At the Academy Museum, Hollywood's Own Labor History is Left Unexamined

'Isn’t this supposed to be the museum of the motion picture industry?' a historian asks. 'They forgot about the industry part.'

The museum “will be a place for discourse about important social issues connected to both our cinematic history and our industry,” Bill Kramer, the museum’s director, said Thursday in a statement to The Times. He also emphasized that the exhibits will continually evolve “to allow us to keep engaging with new subjects.” Last month, Jacqueline Stewart, chief artistic and programming officer for the museum, emphasized its educational mission, saying “there is an urgency now to conversations about media representation and the power of cinema to shape policy and public opinion.”

But there’s one topic that the museum has not quite confronted: the history of labor and unions in the industry itself. To be fair, it makes a few stabs at it. The exhibit on “The Wizard of Oz” uses the movie as a case study on the contributions of different departments such as publicity, sound and editing. It reminds visitors that the magic was made in “factory-like settings” and gives a nod to the teams of craftspeople who made it happen. Still, the museum presents filmmaking as primarily an artistic endeavor, not an industrial production.

A prominent display on the capacity of movies to influence the public highlights four issues: climate change, the #MeToo and Black Lives Matter movements, and labor relations. The labor section mentions classic films such as “Norma Rae” (1979) and the blacklisted “Salt of the Earth” (1954) and documentaries including “American Factory” (2019) and “Harlan County, USA” (1976). But all of it is focused on labor conflict outside the industry. Labor relations within Hollywood are left unexamined, at least for now. (The Times asked the museum to address the absence of a more comprehensive exhibit on unions and the industry, but Kramer’s statement did not offer a specific comment.)
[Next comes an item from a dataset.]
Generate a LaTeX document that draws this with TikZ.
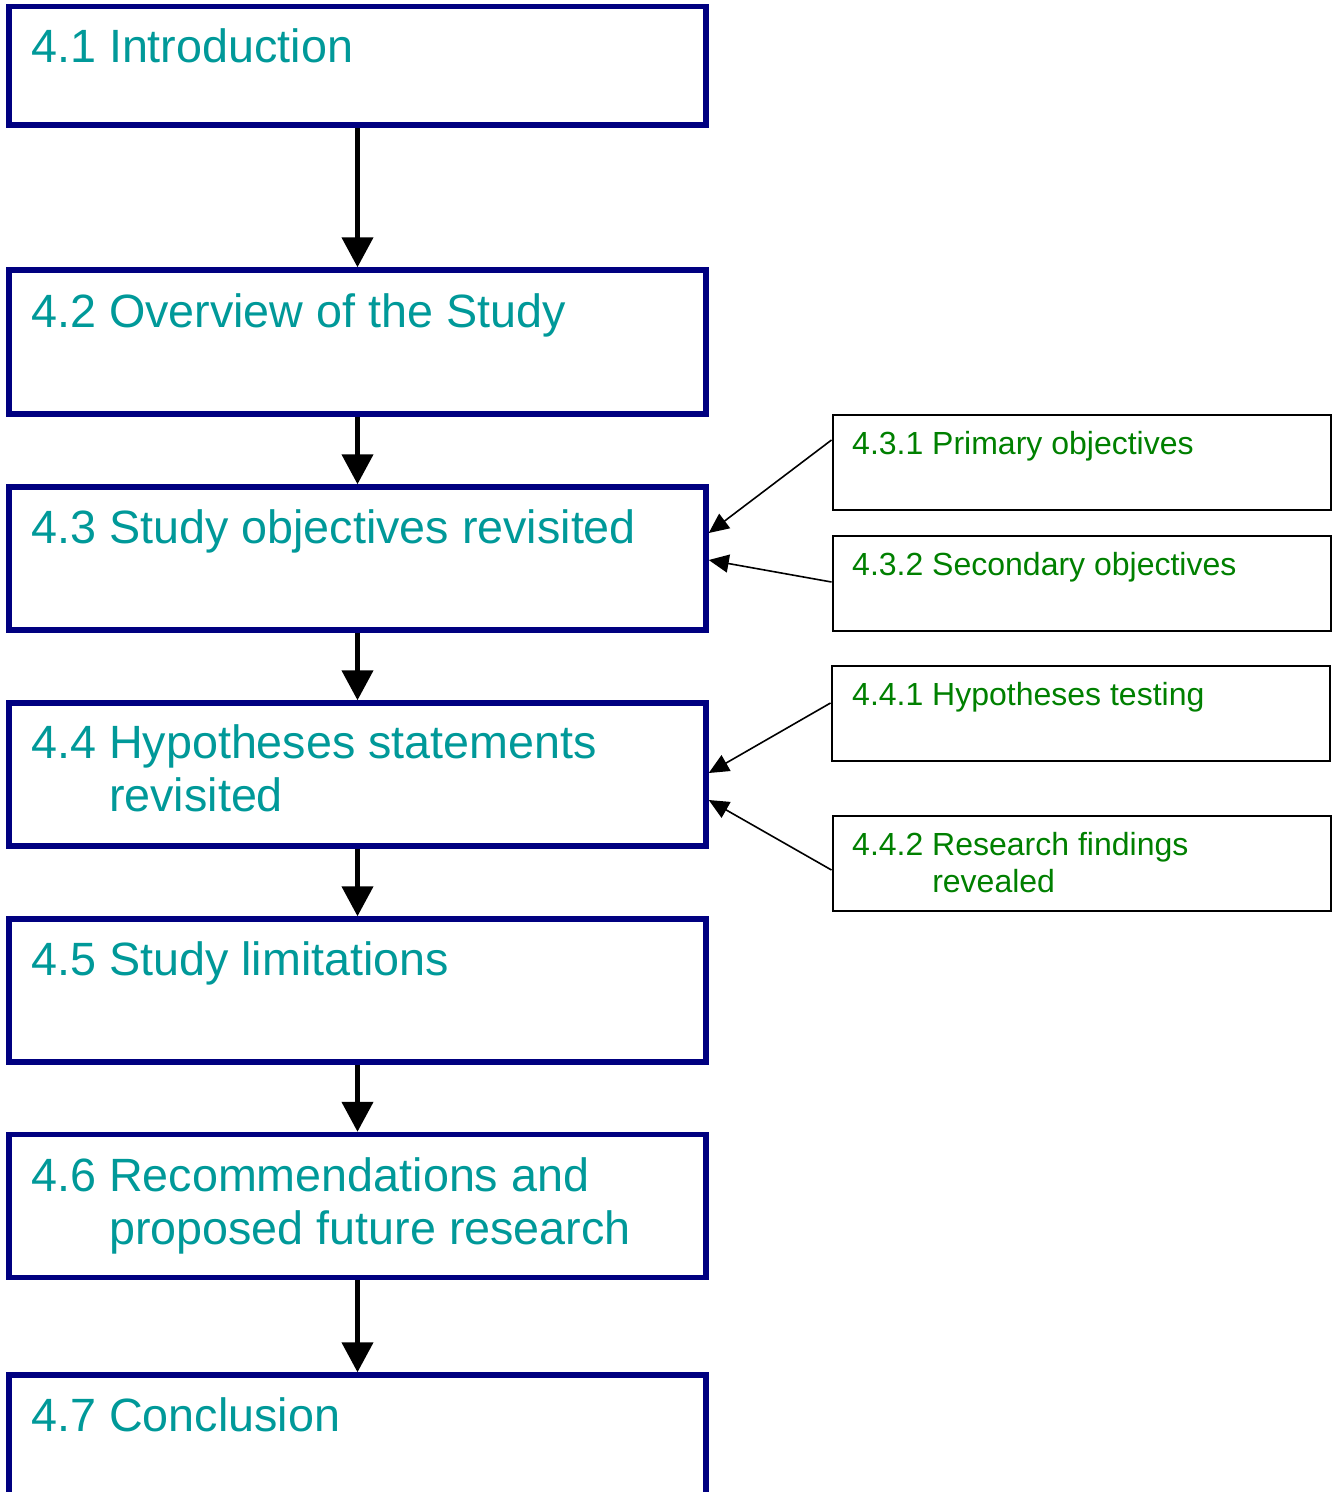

It’s not as if there’s a shortage of material. Unions have played a significant role in the history of Hollywood. Filmmaking was the original gig economy, and how the movie business dealt with solving problems of pay and portable benefits has lessons for today, says Catherine Fisk, a UC Berkeley law professor and author of “Writing for Hire,” a history of labor relations in film, television and advertising.

On such issues as pay, residuals and credits, the unions have helped establish “a system of sector-wide collective bargaining wage and benefit and intellectual property systems that are the envy of video game production, software development” and other tech industries, Fisk says.

But the studios were often deeply antagonistic to the unions and time and again tried to break them. An important part of the Red Scare and the blacklist was an attempt to weaken the unions by suggesting they were havens for communists.